The Upper West Regional Youth Organiser of the governing New Patriotic Party (NPP), Mustapha Goveir, has denied that top guns of the party have a hand in the disappearance of 20,000 bags of subsidised fertiliser for peasant farmers in the region.
An allegation was made by the national organiser and president of the local chapter of the Peasant Farmers Association of Ghana, Shiraz Jawol, that the subsidised fertilisers are smuggled to neighbouring Burkina Faso and sold for higher profit by some leading members of the NPP.
But speaking to Class News, Mr Govier said: “If the dealers are NPP members, they are Ghanaians and entitled to do business. Where the problem is is how to get the subsidised fertiliser to our people. That is our main concern as a government and as a political party.

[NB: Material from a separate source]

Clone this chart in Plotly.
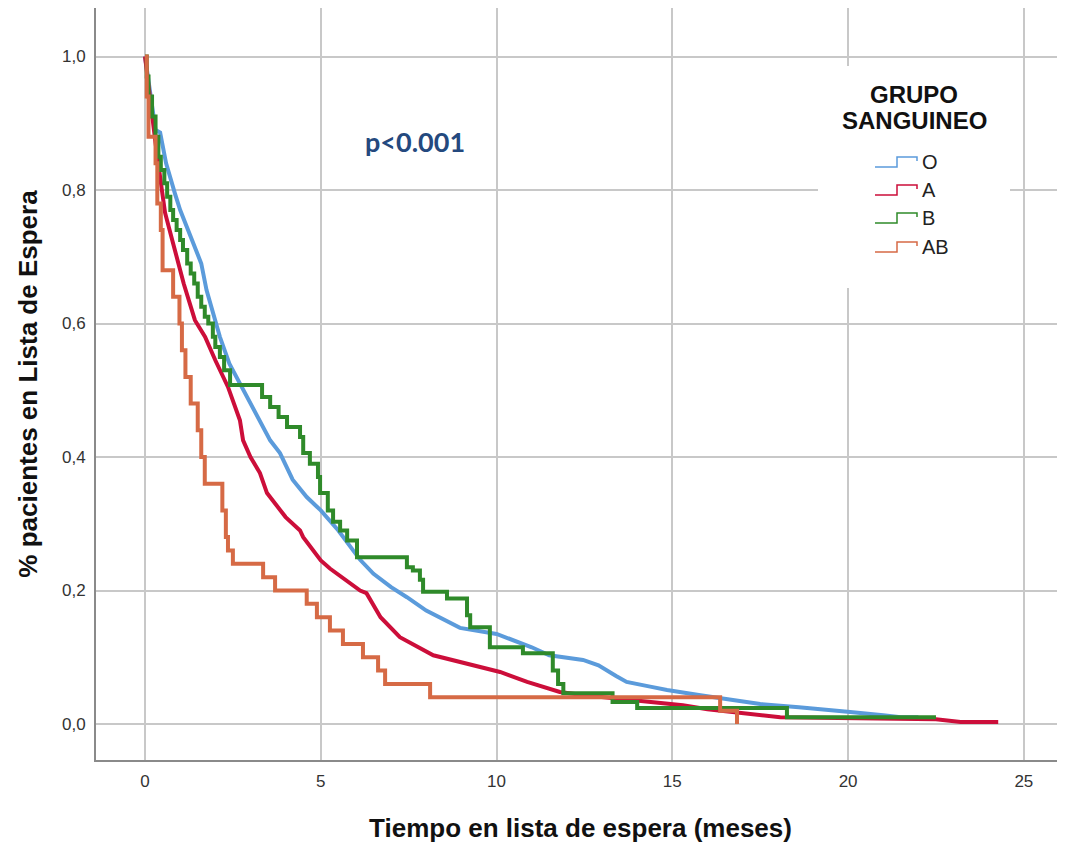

“So I don’t know the people he [Shiraz Jawol] has pinpointed as sympathisers of the NPP who are the dealers of fertiliser. I know as a regional youth organiser, a member of the region and son of the region, I know the key distributors in the region. Those who actually receive the fertilisers from Accra are not sympathisers of NPP, but that is not our hurdle. Our hurdle is that 20,000 bags of fertiliser are supposed to come to the region to be given to our farmers but our investigations showed that less than half of it have gotten to our peasant farmers and that is our biggest challenge and we have made all we can to make sure that the 20,000 bags that were allocated to the region actually get to our people.
“As a government we are doing everything…our regional minister met the distributors with the DCEs in the region and supervised the allocations to the various districts and are making sure they get to the districts and to the farmers… He [Shiraz Jawol] should have come out with names so that we can prove whether those people are NPP or NDC. But if they are NPP and they are doing the right business, we have no problem. If they are NDC and are doing the right business, we have no problem, but under this administration we wouldn’t sit aloof and watch people hoard fertilisers or export to Burkina Faso. We will make sure that every bag remains in Ghana.”
Meanwhile, the Regional Coordinating Council has placed a cap on the number of bags of subsidised fertiliser a farmer can receive no matter the farm size. Each farmer is entitled to 10 bags of subsidised fertiliser.